LA AGONÍA DEL ÁNGEL

Antonio Tello



Todo ángel es terrible. Y, sin embargo, ay, los invoco
a ustedes, casi mortíferos pájaros del alma, sé
quienes son ustedes…
Rainer María Rilke, Las elegías de Duino


A una hora imprecisa del alba, un golpe sordo me despertó. La brisa, que se embolsaba en la cortina con pretensión de bailarina, le daba a las hojas de la ventana esa impronta de falsa quietud que tienen las cosas recién movidas y dejaba en el aire un olor cálido y dulzón que entonces no pude identificar. Quise cerrar los ojos con la intención de volver al sueño, pero una súbita sucesión de imágenes, ideas, fragmentos de conversaciones pasadas y futuras y fugaces escenas de hechos que no coincidían con los recuerdos sino con la realidad de su acontecer, me lo impidió. Quizás es por esto que ahora me condenan, me dije y volví a pensar en el golpe que abrió la ventana. Sordo. Quiero decir un golpe apagado, sin estridencias, casi redondo de tan romo y muelle, cuyo eco parecía morir con una sensación de carne desgarrada. Quizás…
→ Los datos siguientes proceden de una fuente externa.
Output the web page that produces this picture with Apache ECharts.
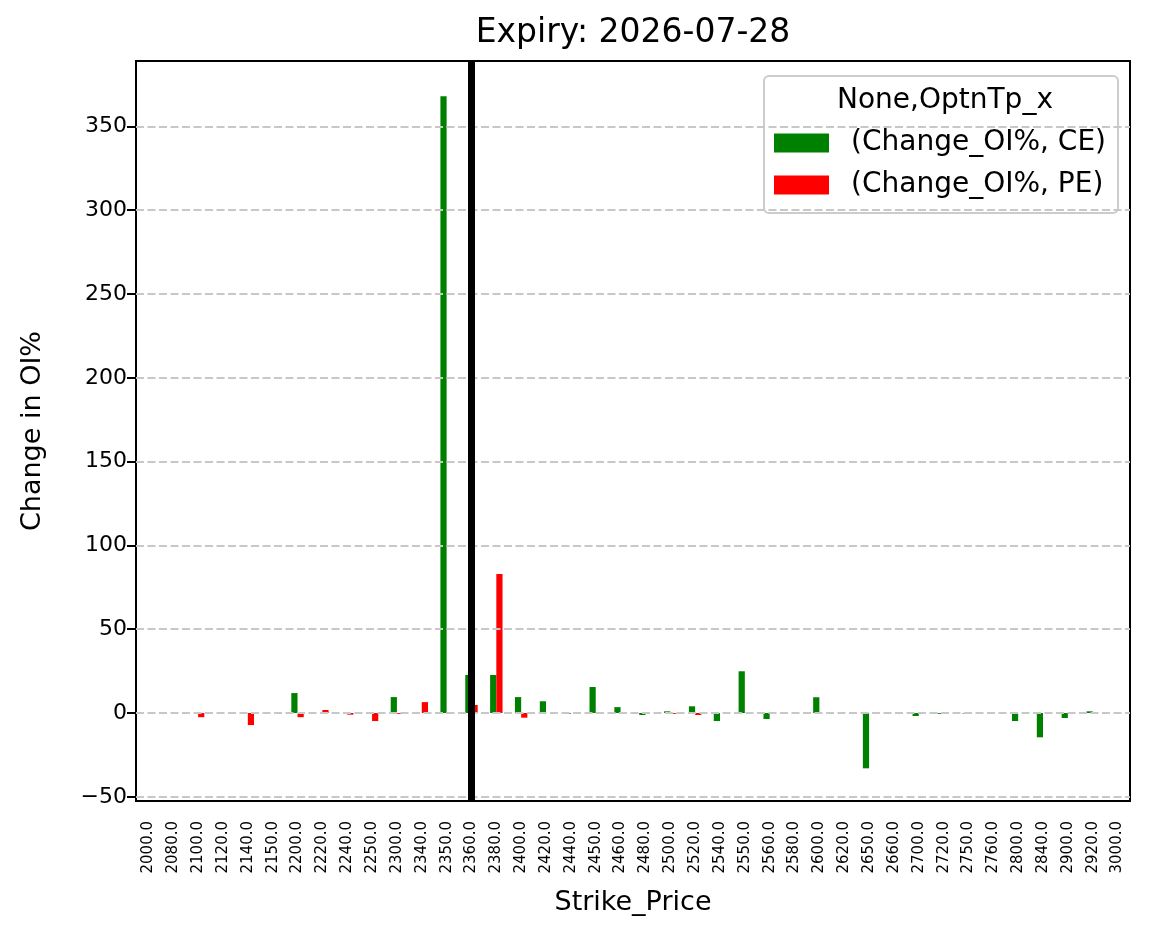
<!DOCTYPE html>
<html>
<head>
<meta charset="utf-8">
<script src="https://cdn.jsdelivr.net/npm/echarts@6/dist/echarts.min.js"></script>
<style>
  html, body { margin: 0; padding: 0; background: #fff; }
  #main { width: 1149px; height: 939px; }
</style>
</head>
<body>
<div id="main"></div>
<script>
// strikes (x categories)
var strikes = [2000, 2080, 2100, 2120, 2140, 2150, 2200, 2220, 2240, 2250,
  2300, 2340, 2350, 2360, 2380, 2400, 2420, 2440, 2450, 2460,
  2480, 2500, 2520, 2540, 2550, 2560, 2580, 2600, 2620, 2650,
  2660, 2700, 2720, 2750, 2760, 2800, 2840, 2900, 2920, 3000];
// Change_OI% for CE and PE, null = no value
var ceChange = [null, null, null, null, null, null, 11.9, null, null, null,
  9.5, null, 368, 22.7, 22.7, 9.5, 7, -0.5, 15.5, 3.5,
  -1.2, 1, 4, -4.8, 24.9, -3.6, null, 9.4, null, -33,
  null, -1.8, -0.5, -0.3, null, -4.8, -14.5, -3, 1, null];
var peChange = [0.5, null, -2.5, null, -7.2, null, -2.5, 1.8, -1.0, -4.8,
  -0.5, 6.5, -0.5, 4.8, 83, -2.8, null, null, null, null,
  null, -0.5, -1.2, null, null, null, null, null, null, null,
  null, null, null, null, null, null, null, null, null, null];
var yTicks = [-50, 0, 50, 100, 150, 200, 250, 300, 350];
var spotStrike = 2360;

var cats = strikes.map(function (s) { return s.toFixed(1); });
var font = 'DejaVu Sans';

var chart = echarts.init(document.getElementById('main'));
var option = {
  animation: false,
  textStyle: { fontFamily: font, color: '#000' },
  title: [{
    text: 'Expiry: 2026-07-28',
    left: 633, top: 17, textAlign: 'center', padding: 0,
    textStyle: { fontFamily: font, fontSize: 33, fontWeight: 'normal', color: '#000' }
  }, {
    text: 'None,OptnTp_x',
    left: 945, top: 87, textAlign: 'center', padding: 0,
    textStyle: { fontFamily: font, fontSize: 28, fontWeight: 'normal', color: '#000' }
  }],
  legend: {
    data: ['(Change_OI%, CE)', '(Change_OI%, PE)'],
    orient: 'vertical',
    left: 764, top: 76,
    padding: [53, 12, 14, 10],
    itemWidth: 55, itemHeight: 19, itemGap: 14,
    icon: 'rect',
    borderColor: '#cccccc', borderWidth: 2, borderRadius: 5,
    backgroundColor: 'rgba(255,255,255,0.8)',
    textStyle: { fontFamily: font, fontSize: 28, color: '#000', padding: [0, 0, 0, 17] }
  },
  grid: {
    left: 136, top: 61, right: 19, bottom: 138,
    show: true, borderColor: '#000', borderWidth: 2
  },
  xAxis: {
    type: 'category',
    data: cats,
    name: 'Strike_Price',
    nameLocation: 'middle', nameGap: 88,
    nameTextStyle: { fontFamily: font, fontSize: 27, color: '#000' },
    axisLine: { onZero: false, lineStyle: { color: '#000', width: 2 } },
    axisTick: { alignWithLabel: true, length: 9, lineStyle: { color: '#000', width: 2 } },
    axisLabel: { rotate: 90, fontSize: 15, color: '#000', margin: 20, interval: 0, fontFamily: font },
    splitLine: { show: false }
  },
  yAxis: {
    type: 'value',
    min: -52.5, max: 389,
    name: 'Change in OI%',
    nameLocation: 'middle', nameGap: 90,
    nameTextStyle: { fontFamily: font, fontSize: 27, color: '#000' },
    axisLine: { show: true, lineStyle: { color: '#000', width: 2 } },
    axisTick: { show: true, length: 9, customValues: yTicks, lineStyle: { color: '#000', width: 2 } },
    axisLabel: {
      fontSize: 22, color: '#000', margin: 9, customValues: yTicks, fontFamily: font,
      formatter: function (v) { return String(v).replace('-', '\u2212'); }
    },
    splitLine: { show: false }
  },
  series: [{
    name: '(Change_OI%, CE)',
    type: 'bar',
    data: ceChange,
    barWidth: '25%', barGap: '0%',
    itemStyle: { color: '#008000' },
    z: 2
  }, {
    name: '(Change_OI%, PE)',
    type: 'bar',
    data: peChange,
    barWidth: '25%', barGap: '0%',
    itemStyle: { color: '#ff0000' },
    z: 2
  }, {
    name: 'grid',
    type: 'line',
    data: [],
    z: 3,
    markLine: {
      silent: true, symbol: 'none', label: { show: false },
      lineStyle: { color: '#c8c8c8', type: [8, 3.5], width: 2 },
      data: yTicks.map(function (v) { return { yAxis: v }; })
    }
  }, {
    name: 'spot',
    type: 'line',
    data: [],
    z: 4,
    markLine: {
      silent: true, symbol: 'none', label: { show: false },
      lineStyle: { color: '#000', type: 'solid', width: 7 },
      data: [{ xAxis: spotStrike.toFixed(1) }]
    }
  }]
};
chart.setOption(option);
</script>
</body>
</html>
Con los ojos abiertos a la oscuridad miré otra vez la intrusión corpórea de la brisa trayendo ese olor que, aun casi diluido, evocaba los muchos gritos que llevaba dentro de mí. Gritos que alguna vez fueron voces humanas y que creí se perderían para siempre arrastrados por los torrentes que evacuan las heces de la ciudad. Ese rumor subterráneo que ascendía desde la calle como el zureo de miles de palomas atrayéndome hacia la ventana con imperiosa premura. Salí al balcón donde vi las plumas del pájaro que, supuse, había chocado contra la ventana. Quizás. Me dije quizás dejándome mojar por la lluvia tenue, sucia. Quizás, me repetí pensando en el golpe. Sintiendo su mórbida latencia atravesado por la visión del pájaro herido. O acaso enfermo, que busqué con la mirada.

A la luz cuajada del amanecer, los techos semejan la equívoca superficie bullente de un caldero donde hierven los sueños de las personas. Esos oscuros sueños orgánicos que depara el terror y que estallan sin estridencias viciando los cielos, mientras las sombras buscan refugio detrás de los muros ante el avance de la luz. Y como una sombra perfilada en su abandono, vi al pájaro, acaso herido, tal vez enfermo, en el techo de una iglesia, balanceándose de un lado a otro como un ángel borracho abrazado a la cruz que remataba la cúpula. Llorando por algo, me dije, que nunca llegaría a comprender. Su gemido era, ahora lo sabía, ese hosco rumor que emergía de las cloacas. Esa riada turbia que inundaba las calles, donde el hedor de la inmundicia se condensaba en una niebla baja y espesa sobre las cosas.

Supe que el pájaro no iba volar. Supe que sus alas estaban rotas. Más aún, que quizás no importaba que lo estuvieran, porque nunca fueron aptas y que él mismo, habitante natural de las jaulas, no lo supo hasta que intentó el vuelo. Herido por esta revelación corrí, acaso volé, por encima de los techos. Torpe vuelo sobre un hervor de sueños muertos para salvarlo. Para salvarme, mientras la lluvia se escurría por mi rostro camino de las alcantarillas dejándome en los labios un sabor a sangre.

Llegado al techo del templo, alcancé la cúpula y, como el resto de un eco, como la borra espuria de la visión que se extinguía, me abracé a la cruz. Al hierro que oxidaba la lluvia. Y fue entonces que recordé el olor de la carne lacerada. Los brotes de dolor que arranqué de tantas entrañas con la impunidad de un ángel exterminador. Inmune a los gritos. Indiferente a la condena de ese acto. A la imposibilidad de toda salvación. Supe que mi tiempo había acabado. Que quizás lo agoté el día, cuarenta años atrás, en que sucumbí al horror y profané las leyes de la vida. Igualmente supliqué. Incapaz de comprender mi destino, continúo suplicando. A una hora imprecisa del alba, un golpe sordo me despierta y sigo en la oscuridad.